Jacques Josselin est un auteur prolifique qui a écrit un grand nombre de textes très différents : des pièces de théâtre, des livres illustrés pour la jeunesse, des romans, des bandes dessinées…
Extrait 2
Jacques Josselin a choisi de montrer les troubles du comportement de Louis II de
Bavière et ses conséquences à travers le recours au masque, [...]. La liste des personnages est
divisée en deux, la première partie est consacrée aux acteurs (ils seront cinq sur scène) et la seconde à la répartition des masques. Il y a deux rôles présents durant toute la représentation
(Louis II et Wagner) pour lesquels les acteurs ne changent pas, mais deux autres comédiens
(un homme et une femme) jouent tous les autres personnages identifiés par « un masque
d’oiseau différent porté quelques secondes », et cela sans compter les rôles du jeune garçon.
Ainsi, tous les opposants à la volonté du roi ont le même visage (celui du comédien), le
masque ne servant qu’à donner des repères au public. Dès que les spectateurs ont identifié le
personnage qui vient d’entrer sur scène, l’acteur ôte son masque.

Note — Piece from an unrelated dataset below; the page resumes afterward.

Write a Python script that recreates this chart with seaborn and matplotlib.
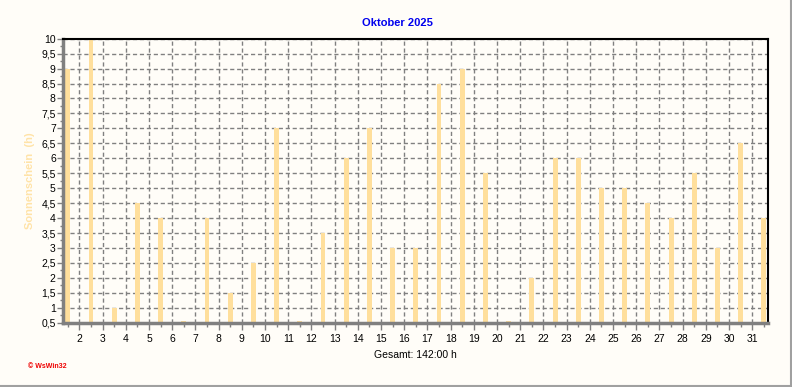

Le titre de la pièce de Jacques Josselin nous indique qu’elle s’intéresse tout
particulièrement à la mort du roi et aux événements qui ont amené à son internement, c’est
donc logiquement le docteur von Gudden qui est le premier personnage masqué à entrer en
scène. Il est chargé d’évaluer la santé mentale du roi à la demande du prince Luitpold. Les
ministres sont très inquiets, le roi prenant des décisions en dépit du bon sens.
VON GUDDEN
— Sire, je vis ici la mission la plus épouvantable qu’on puisse imaginer… Quatre de mes
confrères aliénistes vous observent et leurs rapports sont formels… Vous êtes… Moi, je ne
peux encore me prononcer… Les autres disent que vous êtes fou. Le prince Luitpold, votre
oncle, a dû prendre la régence…
LOUIS II
— Pour combien de temps ? Oh ! Regardez… Il y a des mouettes noires sur le Starnberg, l’orage
va revenir…
VON GUDDEN
— Pour un an, sire. Le Prince a pris la régence pour un an. Au moins.
LOUIS II
— Nous ne sommes pas fou. Non ? Vous le savez bien. Le prince Luitpold est un rebelle .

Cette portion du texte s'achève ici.